[Exercise task] Any pictures should be left out; please print exactly the lines between the line with "Recreate this image" and the line with "import * as", inclusive.

[Excerpted records]
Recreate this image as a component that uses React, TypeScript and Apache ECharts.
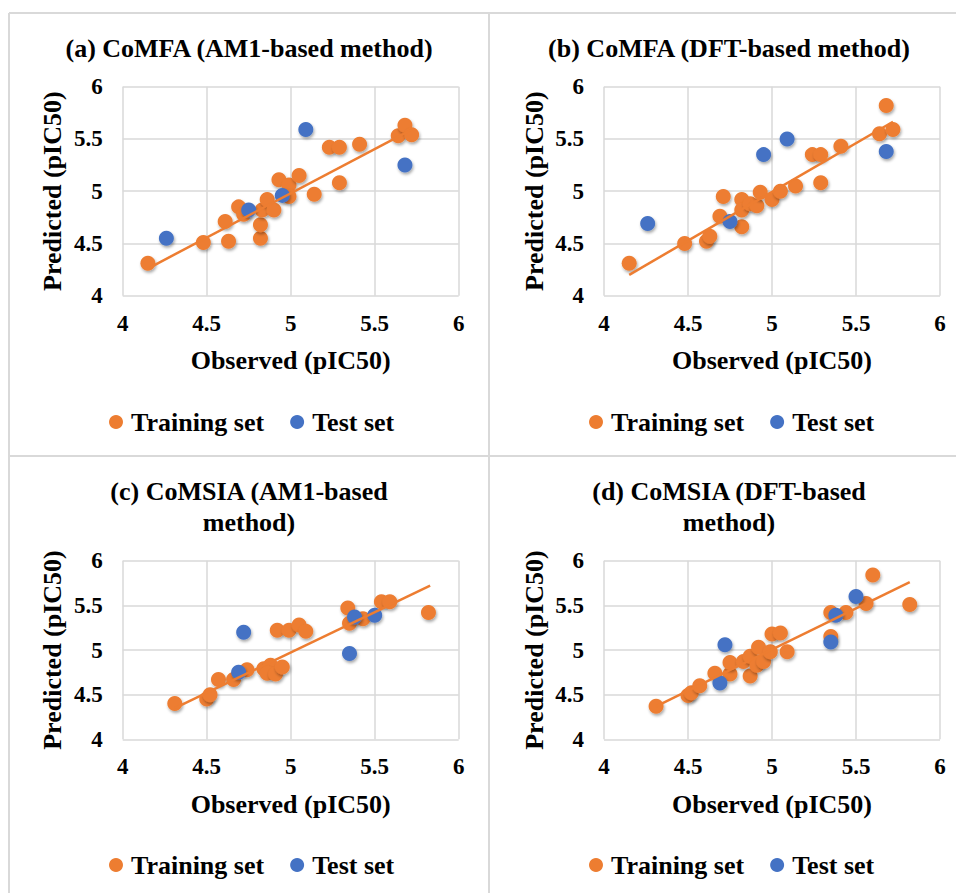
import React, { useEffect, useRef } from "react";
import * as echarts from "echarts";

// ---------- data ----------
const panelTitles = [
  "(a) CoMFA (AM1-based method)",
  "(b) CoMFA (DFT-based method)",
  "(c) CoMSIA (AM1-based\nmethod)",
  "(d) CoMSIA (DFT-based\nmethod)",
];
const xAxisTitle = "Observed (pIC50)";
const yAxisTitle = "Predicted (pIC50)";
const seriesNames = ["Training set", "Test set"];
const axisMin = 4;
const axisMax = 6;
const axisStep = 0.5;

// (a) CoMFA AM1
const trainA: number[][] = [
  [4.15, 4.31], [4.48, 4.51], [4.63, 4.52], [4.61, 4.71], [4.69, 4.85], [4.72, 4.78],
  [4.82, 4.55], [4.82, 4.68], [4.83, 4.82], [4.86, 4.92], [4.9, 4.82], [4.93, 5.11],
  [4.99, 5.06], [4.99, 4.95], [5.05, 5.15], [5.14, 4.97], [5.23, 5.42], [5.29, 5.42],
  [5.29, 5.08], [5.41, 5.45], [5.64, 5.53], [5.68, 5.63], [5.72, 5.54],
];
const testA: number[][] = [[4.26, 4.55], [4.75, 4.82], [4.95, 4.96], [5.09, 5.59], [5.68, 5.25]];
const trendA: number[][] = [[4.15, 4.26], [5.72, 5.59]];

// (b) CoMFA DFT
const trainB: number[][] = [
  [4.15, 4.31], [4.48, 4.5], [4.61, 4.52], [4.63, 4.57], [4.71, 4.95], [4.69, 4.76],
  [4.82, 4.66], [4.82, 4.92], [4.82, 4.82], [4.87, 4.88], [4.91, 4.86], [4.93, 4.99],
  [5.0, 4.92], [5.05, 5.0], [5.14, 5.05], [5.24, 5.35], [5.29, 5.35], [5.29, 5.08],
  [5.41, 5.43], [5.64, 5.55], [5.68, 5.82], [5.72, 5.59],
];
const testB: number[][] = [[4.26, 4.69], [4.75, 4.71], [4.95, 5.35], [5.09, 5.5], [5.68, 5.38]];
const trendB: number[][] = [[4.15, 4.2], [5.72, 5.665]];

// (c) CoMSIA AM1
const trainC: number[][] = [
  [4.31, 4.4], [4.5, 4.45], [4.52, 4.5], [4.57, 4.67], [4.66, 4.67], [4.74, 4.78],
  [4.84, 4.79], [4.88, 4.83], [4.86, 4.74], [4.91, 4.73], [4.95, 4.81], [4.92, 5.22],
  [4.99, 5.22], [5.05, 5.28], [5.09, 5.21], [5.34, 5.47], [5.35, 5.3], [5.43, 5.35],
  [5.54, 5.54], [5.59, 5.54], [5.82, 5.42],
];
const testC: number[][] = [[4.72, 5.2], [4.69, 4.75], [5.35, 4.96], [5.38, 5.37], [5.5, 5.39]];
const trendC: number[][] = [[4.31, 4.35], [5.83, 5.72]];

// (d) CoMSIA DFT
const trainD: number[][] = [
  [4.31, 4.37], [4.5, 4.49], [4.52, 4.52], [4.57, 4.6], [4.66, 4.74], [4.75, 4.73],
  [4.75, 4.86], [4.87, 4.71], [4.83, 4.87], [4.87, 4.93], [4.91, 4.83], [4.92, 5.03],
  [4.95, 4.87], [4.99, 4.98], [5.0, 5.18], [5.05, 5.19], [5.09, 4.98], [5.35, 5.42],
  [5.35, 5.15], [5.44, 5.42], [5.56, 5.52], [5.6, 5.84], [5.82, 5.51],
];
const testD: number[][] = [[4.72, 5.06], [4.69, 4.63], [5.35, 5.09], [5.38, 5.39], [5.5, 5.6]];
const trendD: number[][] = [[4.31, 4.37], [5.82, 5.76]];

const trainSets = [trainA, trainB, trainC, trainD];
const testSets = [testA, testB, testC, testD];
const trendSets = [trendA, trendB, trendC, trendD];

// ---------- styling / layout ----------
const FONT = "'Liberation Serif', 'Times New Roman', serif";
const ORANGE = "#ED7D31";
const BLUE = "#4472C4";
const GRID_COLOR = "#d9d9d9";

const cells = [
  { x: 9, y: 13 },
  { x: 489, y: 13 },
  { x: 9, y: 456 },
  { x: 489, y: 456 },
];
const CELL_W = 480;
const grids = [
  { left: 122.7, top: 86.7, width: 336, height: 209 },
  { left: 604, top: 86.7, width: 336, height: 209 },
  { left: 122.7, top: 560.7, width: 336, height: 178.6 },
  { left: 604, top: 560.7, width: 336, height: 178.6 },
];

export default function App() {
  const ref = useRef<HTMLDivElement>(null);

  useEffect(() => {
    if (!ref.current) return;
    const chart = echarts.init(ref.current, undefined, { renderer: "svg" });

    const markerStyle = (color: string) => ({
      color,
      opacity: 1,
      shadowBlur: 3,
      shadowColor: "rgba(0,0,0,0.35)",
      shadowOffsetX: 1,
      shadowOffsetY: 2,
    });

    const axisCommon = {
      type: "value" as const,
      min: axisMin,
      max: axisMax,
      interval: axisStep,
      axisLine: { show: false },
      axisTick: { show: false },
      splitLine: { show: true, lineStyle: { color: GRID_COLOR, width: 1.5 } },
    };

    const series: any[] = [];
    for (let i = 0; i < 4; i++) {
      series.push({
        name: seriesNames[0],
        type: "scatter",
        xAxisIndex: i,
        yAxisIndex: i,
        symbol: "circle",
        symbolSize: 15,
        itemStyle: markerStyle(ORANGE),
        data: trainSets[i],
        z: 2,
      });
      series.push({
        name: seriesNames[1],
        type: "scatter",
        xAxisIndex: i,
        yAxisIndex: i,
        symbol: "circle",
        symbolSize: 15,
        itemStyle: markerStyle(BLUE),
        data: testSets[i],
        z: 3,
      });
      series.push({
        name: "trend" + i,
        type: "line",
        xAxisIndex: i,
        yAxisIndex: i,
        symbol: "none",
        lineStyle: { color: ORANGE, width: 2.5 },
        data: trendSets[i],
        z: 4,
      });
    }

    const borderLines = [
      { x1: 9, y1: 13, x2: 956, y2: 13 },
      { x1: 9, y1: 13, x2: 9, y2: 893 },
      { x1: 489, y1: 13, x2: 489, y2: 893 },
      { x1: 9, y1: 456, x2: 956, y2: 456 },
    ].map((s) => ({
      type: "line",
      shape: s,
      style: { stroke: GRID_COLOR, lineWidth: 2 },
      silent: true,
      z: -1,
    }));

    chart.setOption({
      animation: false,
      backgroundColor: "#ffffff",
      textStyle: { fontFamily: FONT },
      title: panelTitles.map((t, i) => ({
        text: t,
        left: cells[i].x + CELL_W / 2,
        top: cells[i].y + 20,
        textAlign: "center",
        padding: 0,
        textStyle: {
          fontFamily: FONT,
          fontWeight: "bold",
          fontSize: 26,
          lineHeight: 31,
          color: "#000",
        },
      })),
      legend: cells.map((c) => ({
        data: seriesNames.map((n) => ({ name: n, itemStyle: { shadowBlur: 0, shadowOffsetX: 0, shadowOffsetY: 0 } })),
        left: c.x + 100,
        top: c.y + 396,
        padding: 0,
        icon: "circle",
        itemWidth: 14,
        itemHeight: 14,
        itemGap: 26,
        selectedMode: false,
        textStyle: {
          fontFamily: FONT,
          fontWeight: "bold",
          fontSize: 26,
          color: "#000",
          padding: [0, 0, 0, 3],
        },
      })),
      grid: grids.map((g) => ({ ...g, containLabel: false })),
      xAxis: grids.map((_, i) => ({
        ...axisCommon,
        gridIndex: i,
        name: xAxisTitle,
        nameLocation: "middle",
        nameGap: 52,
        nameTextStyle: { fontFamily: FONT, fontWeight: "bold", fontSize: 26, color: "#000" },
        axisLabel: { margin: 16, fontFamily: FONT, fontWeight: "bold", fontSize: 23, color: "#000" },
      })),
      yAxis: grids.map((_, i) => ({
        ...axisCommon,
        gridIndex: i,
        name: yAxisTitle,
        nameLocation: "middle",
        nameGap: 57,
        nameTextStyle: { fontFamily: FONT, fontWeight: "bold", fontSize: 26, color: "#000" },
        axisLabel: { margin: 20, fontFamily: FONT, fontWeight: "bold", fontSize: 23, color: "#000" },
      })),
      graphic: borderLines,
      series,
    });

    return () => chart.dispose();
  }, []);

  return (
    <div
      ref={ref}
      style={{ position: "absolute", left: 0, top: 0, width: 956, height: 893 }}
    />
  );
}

...

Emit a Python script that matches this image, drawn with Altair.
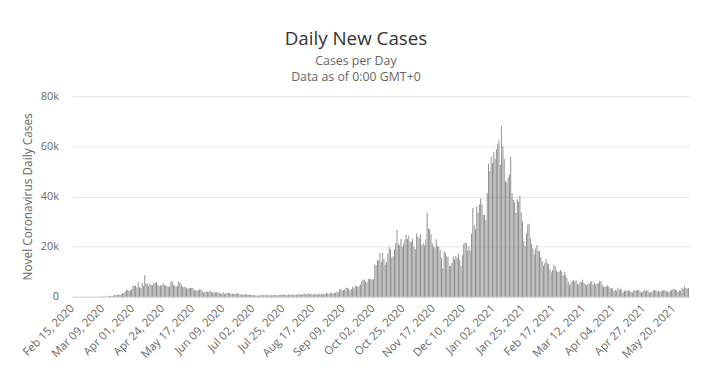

==

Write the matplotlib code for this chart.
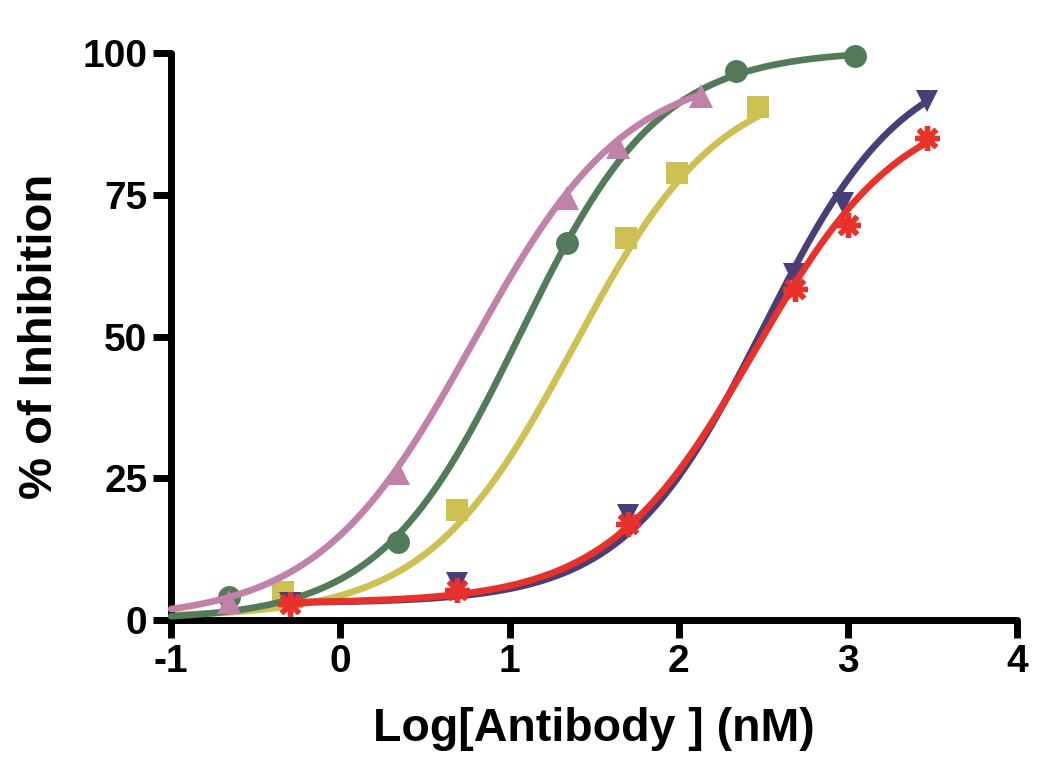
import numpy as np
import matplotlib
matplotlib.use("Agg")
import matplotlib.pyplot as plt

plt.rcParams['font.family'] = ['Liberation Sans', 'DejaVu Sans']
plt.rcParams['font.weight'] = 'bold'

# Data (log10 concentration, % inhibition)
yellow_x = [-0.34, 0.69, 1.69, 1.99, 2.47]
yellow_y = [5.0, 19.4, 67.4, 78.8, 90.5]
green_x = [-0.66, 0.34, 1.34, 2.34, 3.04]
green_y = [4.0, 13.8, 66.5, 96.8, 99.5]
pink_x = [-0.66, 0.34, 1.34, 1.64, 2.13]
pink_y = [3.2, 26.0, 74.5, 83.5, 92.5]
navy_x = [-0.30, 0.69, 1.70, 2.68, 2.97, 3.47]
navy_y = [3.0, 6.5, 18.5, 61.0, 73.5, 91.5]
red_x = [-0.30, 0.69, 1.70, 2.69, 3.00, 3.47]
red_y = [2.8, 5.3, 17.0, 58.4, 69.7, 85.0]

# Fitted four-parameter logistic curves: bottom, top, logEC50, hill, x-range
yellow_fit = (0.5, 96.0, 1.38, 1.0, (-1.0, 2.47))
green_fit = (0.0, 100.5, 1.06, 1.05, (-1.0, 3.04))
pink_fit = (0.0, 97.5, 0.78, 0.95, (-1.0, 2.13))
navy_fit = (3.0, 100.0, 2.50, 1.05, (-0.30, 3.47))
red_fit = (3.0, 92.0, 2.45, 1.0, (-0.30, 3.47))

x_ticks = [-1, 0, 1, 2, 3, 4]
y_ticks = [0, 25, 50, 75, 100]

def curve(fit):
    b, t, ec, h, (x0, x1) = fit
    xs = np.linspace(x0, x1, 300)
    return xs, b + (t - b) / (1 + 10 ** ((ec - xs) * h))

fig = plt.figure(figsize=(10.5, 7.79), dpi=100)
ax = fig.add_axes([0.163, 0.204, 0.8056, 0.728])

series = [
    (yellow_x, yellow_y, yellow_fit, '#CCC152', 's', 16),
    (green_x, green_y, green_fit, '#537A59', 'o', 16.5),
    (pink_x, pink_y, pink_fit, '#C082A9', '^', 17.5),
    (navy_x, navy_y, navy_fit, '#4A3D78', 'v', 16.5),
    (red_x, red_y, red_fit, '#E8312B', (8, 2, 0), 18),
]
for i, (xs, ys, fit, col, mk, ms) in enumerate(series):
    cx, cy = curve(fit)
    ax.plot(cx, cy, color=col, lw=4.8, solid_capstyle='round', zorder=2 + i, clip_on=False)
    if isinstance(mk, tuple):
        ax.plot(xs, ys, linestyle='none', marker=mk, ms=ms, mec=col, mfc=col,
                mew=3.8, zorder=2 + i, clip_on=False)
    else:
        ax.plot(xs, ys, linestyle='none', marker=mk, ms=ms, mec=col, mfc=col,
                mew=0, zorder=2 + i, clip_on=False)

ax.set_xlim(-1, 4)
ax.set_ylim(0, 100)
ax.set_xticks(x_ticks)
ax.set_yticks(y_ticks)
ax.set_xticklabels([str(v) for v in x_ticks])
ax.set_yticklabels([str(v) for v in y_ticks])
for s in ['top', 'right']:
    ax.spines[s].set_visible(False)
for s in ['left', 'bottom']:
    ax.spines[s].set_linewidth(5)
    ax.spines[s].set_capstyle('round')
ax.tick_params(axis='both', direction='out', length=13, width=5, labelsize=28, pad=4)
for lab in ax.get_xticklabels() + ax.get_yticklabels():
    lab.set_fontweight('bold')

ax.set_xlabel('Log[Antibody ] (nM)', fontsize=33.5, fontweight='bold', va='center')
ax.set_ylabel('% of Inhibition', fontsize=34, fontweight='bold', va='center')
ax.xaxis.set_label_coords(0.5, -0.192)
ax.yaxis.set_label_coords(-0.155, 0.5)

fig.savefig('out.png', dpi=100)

[Solution for this task]
Recreate this image as a component that uses React, TypeScript and Apache ECharts.
import React, { useEffect, useRef } from "react";
import * as echarts from "echarts";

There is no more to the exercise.